Your goal. Pick out each line containing the string "this".
START Records for the task
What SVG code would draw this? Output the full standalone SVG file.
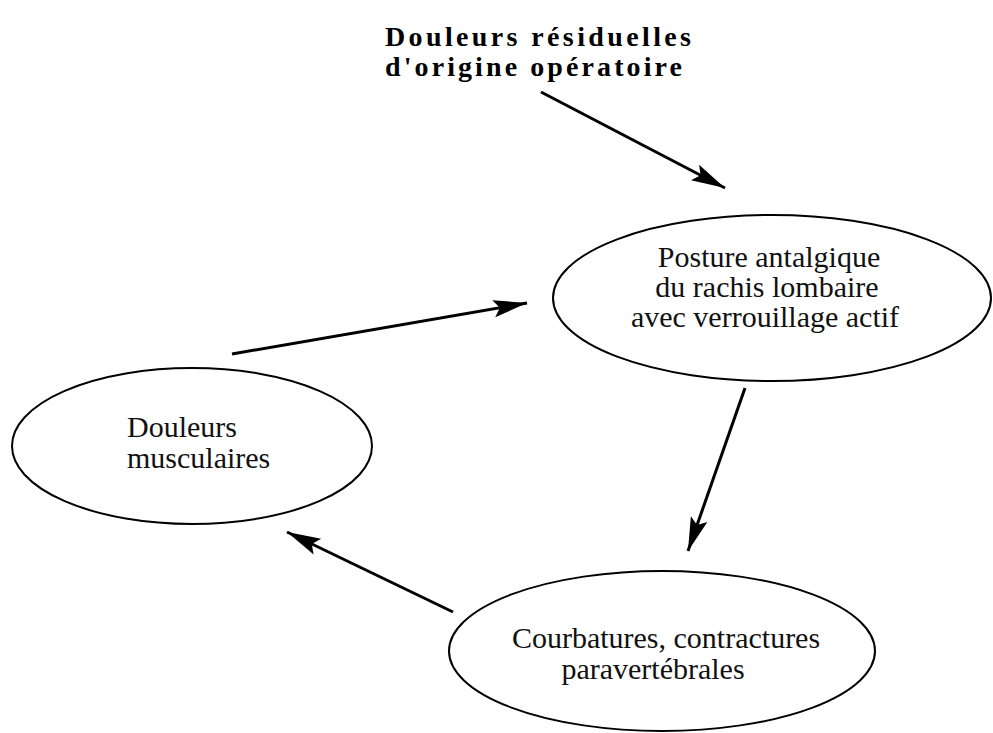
<svg xmlns="http://www.w3.org/2000/svg" width="993" height="733" viewBox="0 0 993 733">
<style>
.node{fill:none;stroke:#000;stroke-width:2}
.lbl{font-family:"Liberation Serif","Times New Roman",serif;font-size:30px;fill:#111}
.title{font-family:"Liberation Serif","Times New Roman",serif;font-size:28px;font-weight:bold;fill:#000}
.edge{stroke:#000;stroke-width:3;fill:none;marker-end:url(#ah)}
</style>
<defs>
<marker id="ah" markerUnits="userSpaceOnUse" markerWidth="40" markerHeight="30" viewBox="-30 -10 32 20" refX="0" refY="0" orient="auto">
<path d="M0,0 L-27,-7 L-22,0 L-27,7 Z" fill="#000"/>
</marker>
</defs>
<rect width="993" height="733" fill="#fff"/>
<g id="title">
<text class="title" x="385" y="46" textLength="306" lengthAdjust="spacing">Douleurs  résiduelles</text>
<text class="title" x="385" y="76" textLength="297" lengthAdjust="spacing">d'origine  opératoire</text>
</g>
<g id="posture">
<ellipse class="node" cx="772" cy="298" rx="219" ry="83"/>
<text class="lbl" x="769" y="267" text-anchor="middle">Posture antalgique</text>
<text class="lbl" x="767" y="297" text-anchor="middle">du rachis lombaire</text>
<text class="lbl" x="765" y="327" text-anchor="middle">avec verrouillage actif</text>
</g>
<g id="douleurs">
<ellipse class="node" cx="192" cy="446" rx="180" ry="78"/>
<text class="lbl" x="127" y="437">Douleurs</text>
<text class="lbl" x="127" y="468">musculaires</text>
</g>
<g id="courbatures">
<ellipse class="node" cx="662" cy="651" rx="213" ry="80"/>
<text class="lbl" x="666" y="648" text-anchor="middle">Courbatures, contractures</text>
<text class="lbl" x="653" y="679" text-anchor="middle">paravertébrales</text>
</g>
<g id="connectors">
<line class="edge" x1="541" y1="92" x2="725" y2="188"/>
<line class="edge" x1="232" y1="354" x2="527" y2="303"/>
<line class="edge" x1="745" y1="388" x2="688" y2="551"/>
<line class="edge" x1="453" y1="612" x2="287" y2="532"/>
</g>
</svg>
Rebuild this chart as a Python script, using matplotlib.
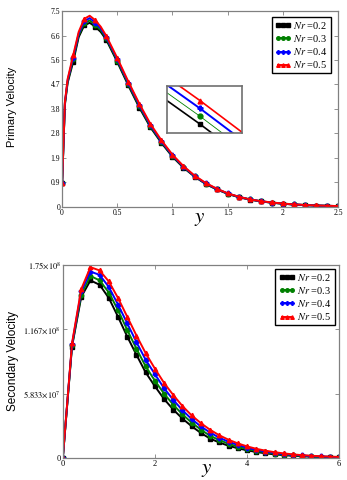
END Records for the task
Completed exercise.
What SVG code would draw this? Output the full standalone SVG file.
Rebuild this chart as a Python script, using matplotlib.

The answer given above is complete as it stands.